» **SET TASK**
Your task is to give the listing below back word for word, pictures excluded.
::: AVAILABLE DATA
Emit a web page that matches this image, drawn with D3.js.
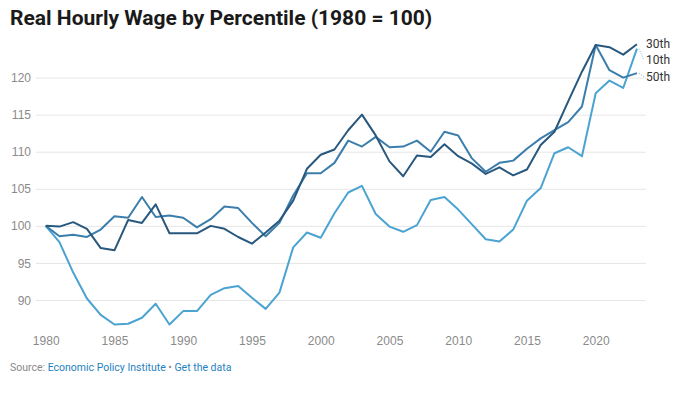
<!DOCTYPE html>
<html lang="en">
<head>
<meta charset="UTF-8">
<title>Real Hourly Wage by Percentile</title>
<style>
    body { margin: 0; background: #fff; font-family: Roboto, sans-serif; }
    svg { display: block; }
    .grid line { stroke: #e6e6e6; stroke-width: 1; }
    .tick text { fill: #8a8a8a; font-size: 12px; }
</style>
</head>
<body>
<svg width="680" height="397"></svg>
<script src="https://d3js.org/d3.v7.min.js"></script>
<script>
// values
const years = d3.range(1980, 2024);

const p10 = [100, 97.8, 93.7, 90.2, 88.0, 86.7, 86.8, 87.6, 89.5, 86.7,
             88.5, 88.5, 90.7, 91.6, 91.9, 90.3, 88.8, 91.0, 97.1, 99.1,
             98.4, 101.7, 104.5, 105.4, 101.6, 99.9, 99.2, 100.1, 103.5, 103.9,
             102.2, 100.2, 98.2, 97.9, 99.5, 103.4, 105.1, 109.8, 110.6, 109.4,
             117.9, 119.6, 118.6, 123.9];

const p30 = [100, 99.9, 100.5, 99.6, 97.0, 96.7, 100.8, 100.4, 102.9, 99.0,
             99.0, 99.0, 100.0, 99.6, 98.5, 97.6, 99.1, 100.7, 103.4, 107.7,
             109.6, 110.3, 112.9, 115.0, 112.2, 108.7, 106.7, 109.5, 109.3, 111.0,
             109.4, 108.4, 107.0, 107.9, 106.8, 107.6, 110.9, 112.7, 116.8, 120.8,
             124.4, 124.1, 123.1, 124.5];

const p50 = [100, 98.6, 98.8, 98.5, 99.5, 101.3, 101.1, 103.9, 101.2, 101.4,
             101.1, 99.8, 100.9, 102.6, 102.4, 100.4, 98.6, 100.4, 104.1, 107.1,
             107.1, 108.5, 111.5, 110.7, 112.0, 110.6, 110.7, 111.5, 110.0, 112.7,
             112.2, 109.1, 107.3, 108.5, 108.8, 110.4, 111.8, 112.9, 114.0, 116.1,
             124.4, 121.0, 120.0, 120.6];

const yTicks = [90, 95, 100, 105, 110, 115, 120];
const xTicks = [1980, 1985, 1990, 1995, 2000, 2005, 2010, 2015, 2020];

const series = [
    { name: "10th", values: p10, color: "#4ba3d2", labelY: 60 },
    { name: "50th", values: p50, color: "#3b7eab", labelY: 77 },
    { name: "30th", values: p30, color: "#28587e", labelY: 44 }
];

const svg = d3.select("svg");

const x = d3.scaleLinear().domain([1980, 2020]).range([45.7, 595.7]);
const y = d3.scaleLinear().domain([90, 120]).range([300, 77.6]);

const gridLeft = 36, gridRight = 646;

// title
svg.append("text")
    .attr("x", 10)
    .attr("y", 25)
    .attr("font-size", 21)
    .attr("font-weight", 700)
    .attr("fill", "#1a1a1a")
    .text("Real Hourly Wage by Percentile (1980 = 100)");

// y grid + labels
const yAxis = svg.append("g")
    .attr("class", "grid")
    .attr("transform", `translate(${gridLeft},0)`)
    .call(d3.axisLeft(y).tickValues(yTicks).tickSize(-(gridRight - gridLeft)).tickPadding(5));
yAxis.select(".domain").remove();
yAxis.selectAll(".tick text").attr("dy", "0.34em");

// x labels
const xAxis = svg.append("g")
    .attr("transform", "translate(0,332)")
    .call(d3.axisBottom(x).tickValues(xTicks).tickFormat(d3.format("d")).tickSize(0).tickPadding(4));
xAxis.select(".domain").remove();

// lines
const line = d3.line()
    .x((d, i) => x(years[i]))
    .y(d => y(d));

svg.append("g")
    .selectAll("path")
    .data(series)
    .join("path")
    .attr("fill", "none")
    .attr("stroke", d => d.color)
    .attr("stroke-width", 2)
    .attr("stroke-linejoin", "round")
    .attr("d", d => line(d.values));

// end labels with dotted leaders
const lastYear = years[years.length - 1];
series.forEach(s => {
    const ex = x(lastYear), ey = y(s.values[s.values.length - 1]);
    if (Math.abs(ey - s.labelY) > 3) {
        svg.append("line")
            .attr("x1", ex + 2).attr("y1", ey)
            .attr("x2", ex + 7).attr("y2", s.labelY)
            .attr("stroke", s.color)
            .attr("stroke-width", 1)
            .attr("stroke-dasharray", "1,1.5")
            .attr("opacity", 0.7);
    }
    svg.append("text")
        .attr("x", 646)
        .attr("y", s.labelY)
        .attr("dy", "0.35em")
        .attr("font-size", 12)
        .attr("fill", "#333")
        .text(s.name);
});

// source line
const src = svg.append("text")
    .attr("x", 10)
    .attr("y", 371)
    .attr("font-size", 10.5);
src.append("tspan").attr("fill", "#888").text("Source: ");
src.append("tspan").attr("fill", "#1f7fbf").text("Economic Policy Institute");
src.append("tspan").attr("fill", "#888").text(" • ");
src.append("tspan").attr("fill", "#1f7fbf").text("Get the data");
</script>
</body>
</html>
::::::
» **TASK SOLUTION**
Emit a web page that matches this image, drawn with D3.js.
<!DOCTYPE html>
<html lang="en">
<head>
<meta charset="UTF-8">
<title>Real Hourly Wage by Percentile</title>
<style>
    body { margin: 0; background: #fff; font-family: Roboto, sans-serif; }
    svg { display: block; }
    .grid line { stroke: #e6e6e6; stroke-width: 1; }
    .tick text { fill: #8a8a8a; font-size: 12px; }
</style>
</head>
<body>
<svg width="680" height="397"></svg>
<script src="https://d3js.org/d3.v7.min.js"></script>
<script>
// values
const years = d3.range(1980, 2024);

const p10 = [100, 97.8, 93.7, 90.2, 88.0, 86.7, 86.8, 87.6, 89.5, 86.7,
             88.5, 88.5, 90.7, 91.6, 91.9, 90.3, 88.8, 91.0, 97.1, 99.1,
             98.4, 101.7, 104.5, 105.4, 101.6, 99.9, 99.2, 100.1, 103.5, 103.9,
             102.2, 100.2, 98.2, 97.9, 99.5, 103.4, 105.1, 109.8, 110.6, 109.4,
             117.9, 119.6, 118.6, 123.9];

const p30 = [100, 99.9, 100.5, 99.6, 97.0, 96.7, 100.8, 100.4, 102.9, 99.0,
             99.0, 99.0, 100.0, 99.6, 98.5, 97.6, 99.1, 100.7, 103.4, 107.7,
             109.6, 110.3, 112.9, 115.0, 112.2, 108.7, 106.7, 109.5, 109.3, 111.0,
             109.4, 108.4, 107.0, 107.9, 106.8, 107.6, 110.9, 112.7, 116.8, 120.8,
             124.4, 124.1, 123.1, 124.5];

const p50 = [100, 98.6, 98.8, 98.5, 99.5, 101.3, 101.1, 103.9, 101.2, 101.4,
             101.1, 99.8, 100.9, 102.6, 102.4, 100.4, 98.6, 100.4, 104.1, 107.1,
             107.1, 108.5, 111.5, 110.7, 112.0, 110.6, 110.7, 111.5, 110.0, 112.7,
             112.2, 109.1, 107.3, 108.5, 108.8, 110.4, 111.8, 112.9, 114.0, 116.1,
             124.4, 121.0, 120.0, 120.6];

const yTicks = [90, 95, 100, 105, 110, 115, 120];
const xTicks = [1980, 1985, 1990, 1995, 2000, 2005, 2010, 2015, 2020];

const series = [
    { name: "10th", values: p10, color: "#4ba3d2", labelY: 60 },
    { name: "50th", values: p50, color: "#3b7eab", labelY: 77 },
    { name: "30th", values: p30, color: "#28587e", labelY: 44 }
];

const svg = d3.select("svg");

const x = d3.scaleLinear().domain([1980, 2020]).range([45.7, 595.7]);
const y = d3.scaleLinear().domain([90, 120]).range([300, 77.6]);

const gridLeft = 36, gridRight = 646;

// title
svg.append("text")
    .attr("x", 10)
    .attr("y", 25)
    .attr("font-size", 21)
    .attr("font-weight", 700)
    .attr("fill", "#1a1a1a")
    .text("Real Hourly Wage by Percentile (1980 = 100)");

// y grid + labels
const yAxis = svg.append("g")
    .attr("class", "grid")
    .attr("transform", `translate(${gridLeft},0)`)
    .call(d3.axisLeft(y).tickValues(yTicks).tickSize(-(gridRight - gridLeft)).tickPadding(5));
yAxis.select(".domain").remove();
yAxis.selectAll(".tick text").attr("dy", "0.34em");

// x labels
const xAxis = svg.append("g")
    .attr("transform", "translate(0,332)")
    .call(d3.axisBottom(x).tickValues(xTicks).tickFormat(d3.format("d")).tickSize(0).tickPadding(4));
xAxis.select(".domain").remove();

// lines
const line = d3.line()
    .x((d, i) => x(years[i]))
    .y(d => y(d));

svg.append("g")
    .selectAll("path")
    .data(series)
    .join("path")
    .attr("fill", "none")
    .attr("stroke", d => d.color)
    .attr("stroke-width", 2)
    .attr("stroke-linejoin", "round")
    .attr("d", d => line(d.values));

// end labels with dotted leaders
const lastYear = years[years.length - 1];
series.forEach(s => {
    const ex = x(lastYear), ey = y(s.values[s.values.length - 1]);
    if (Math.abs(ey - s.labelY) > 3) {
        svg.append("line")
            .attr("x1", ex + 2).attr("y1", ey)
            .attr("x2", ex + 7).attr("y2", s.labelY)
            .attr("stroke", s.color)
            .attr("stroke-width", 1)
            .attr("stroke-dasharray", "1,1.5")
            .attr("opacity", 0.7);
    }
    svg.append("text")
        .attr("x", 646)
        .attr("y", s.labelY)
        .attr("dy", "0.35em")
        .attr("font-size", 12)
        .attr("fill", "#333")
        .text(s.name);
});

// source line
const src = svg.append("text")
    .attr("x", 10)
    .attr("y", 371)
    .attr("font-size", 10.5);
src.append("tspan").attr("fill", "#888").text("Source: ");
src.append("tspan").attr("fill", "#1f7fbf").text("Economic Policy Institute");
src.append("tspan").attr("fill", "#888").text(" • ");
src.append("tspan").attr("fill", "#1f7fbf").text("Get the data");
</script>
</body>
</html>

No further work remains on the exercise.